WRITTEN PROBLEM:
From the first line of the data below through the line holding "from matplotlib.ticker import", output each line exactly and leave the pictures out.

-------- RECORDED DATA --------

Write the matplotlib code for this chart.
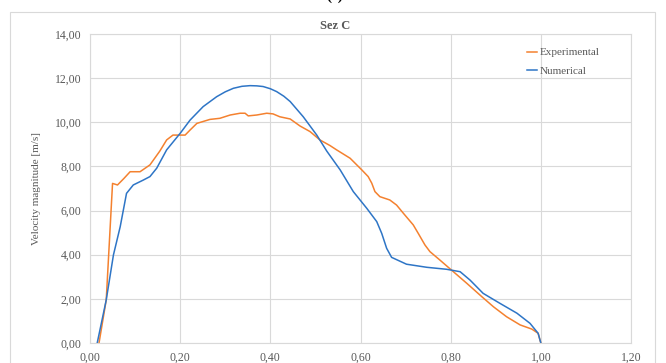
import matplotlib
matplotlib.use('Agg')
import matplotlib.pyplot as plt
from matplotlib.patches import Rectangle
from matplotlib.ticker import FuncFormatter, MultipleLocator

# dati
x_exp = [0.020, 0.036, 0.050, 0.061, 0.075, 0.089, 0.111, 0.133, 0.155, 0.170,
         0.184, 0.211, 0.222, 0.237, 0.266, 0.288, 0.311, 0.333, 0.344, 0.351,
         0.370, 0.392, 0.406, 0.421, 0.444, 0.466, 0.488, 0.510, 0.532, 0.547,
         0.577, 0.603, 0.617, 0.625, 0.632, 0.643, 0.665, 0.680, 0.695, 0.717,
         0.728, 0.743, 0.754, 0.776, 0.806, 0.836, 0.869, 0.895, 0.924, 0.954,
         0.980, 0.994, 1.000]
y_exp = [0.00, 1.95, 7.23, 7.16, 7.45, 7.76, 7.76, 8.07, 8.70, 9.20,
         9.42, 9.42, 9.65, 9.95, 10.13, 10.18, 10.33, 10.41, 10.41, 10.29,
         10.33, 10.41, 10.38, 10.25, 10.15, 9.83, 9.58, 9.20, 8.95, 8.75,
         8.37, 7.84, 7.54, 7.24, 6.86, 6.63, 6.48, 6.25, 5.88, 5.35,
         4.97, 4.44, 4.14, 3.76, 3.23, 2.70, 2.10, 1.64, 1.19, 0.82,
         0.63, 0.44, 0.00]

x_num = [0.016, 0.036, 0.052, 0.067, 0.081, 0.096, 0.118, 0.133, 0.148, 0.170,
         0.200, 0.222, 0.251, 0.281, 0.300, 0.318, 0.337, 0.355, 0.370, 0.384,
         0.400, 0.414, 0.430, 0.444, 0.473, 0.503, 0.525, 0.555, 0.584, 0.614,
         0.636, 0.647, 0.658, 0.669, 0.702, 0.747, 0.791, 0.821, 0.843, 0.872,
         0.909, 0.947, 0.976, 0.994, 1.000]
y_num = [0.00, 1.95, 3.99, 5.27, 6.78, 7.16, 7.38, 7.54, 7.92, 8.75,
         9.50, 10.10, 10.71, 11.16, 11.38, 11.54, 11.63, 11.66, 11.65, 11.62,
         11.52, 11.39, 11.18, 10.94, 10.25, 9.42, 8.70, 7.84, 6.86, 6.10,
         5.50, 4.97, 4.29, 3.88, 3.57, 3.43, 3.34, 3.23, 2.85, 2.25,
         1.80, 1.35, 0.89, 0.44, 0.00]

grigio = '#595959'
griglia = '#d9d9d9'
plt.rcParams['font.family'] = ['Liberation Serif', 'DejaVu Serif']

fig = plt.figure(figsize=(6.66, 3.63), dpi=100)
ax = fig.add_axes([90/666, 1 - 343/363, 541/666, 309/363])

# bordo esterno del grafico
fig.patches.append(Rectangle((10/666, -0.2), 645/666, 1.2 - 12/363 + 0.001,
                             transform=fig.transFigure, fill=False,
                             edgecolor=griglia, linewidth=0.8))
fig.text(335/666, 1 - 3/363, '(c)', ha='center', va='bottom', fontsize=11,
         fontweight='bold', color='black')

ax.plot(x_exp, y_exp, color='#F4812F', linewidth=1.1, label='Experimental')
ax.plot(x_num, y_num, color='#2E75C6', linewidth=1.1, label='Numerical')

ax.set_xlim(0, 1.2)
ax.set_ylim(0, 14)
ax.xaxis.set_major_locator(MultipleLocator(0.2))
ax.yaxis.set_major_locator(MultipleLocator(2))
fmt = FuncFormatter(lambda v, p: f'{v:.2f}'.replace('.', ','))
ax.xaxis.set_major_formatter(fmt)
ax.yaxis.set_major_formatter(fmt)
ax.grid(True, color=griglia, linewidth=0.8)
ax.set_axisbelow(True)
for s in ax.spines.values():
    s.set_color(griglia)
    s.set_linewidth(0.8)
ax.tick_params(length=0, labelsize=8.5, labelcolor=grigio, pad=6)

ax.set_ylabel('Velocity magnitude [m/s]', fontsize=8, color=grigio, labelpad=10)
fig.text(335/666, 1 - 26/363, 'Sez C', ha='center', va='center', fontsize=9,
         fontweight='bold', color=grigio)

ax.legend(loc='upper left', bbox_to_anchor=(0.8, 0.97), frameon=False,
          fontsize=8, labelcolor=grigio, handlelength=0.9, handletextpad=0.2,
          labelspacing=0.8, borderaxespad=0)

fig.savefig('out.png', dpi=100)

--------

RESULT OF THIS TASK:
Write the matplotlib code for this chart.
import matplotlib
matplotlib.use('Agg')
import matplotlib.pyplot as plt
from matplotlib.patches import Rectangle
from matplotlib.ticker import FuncFormatter, MultipleLocator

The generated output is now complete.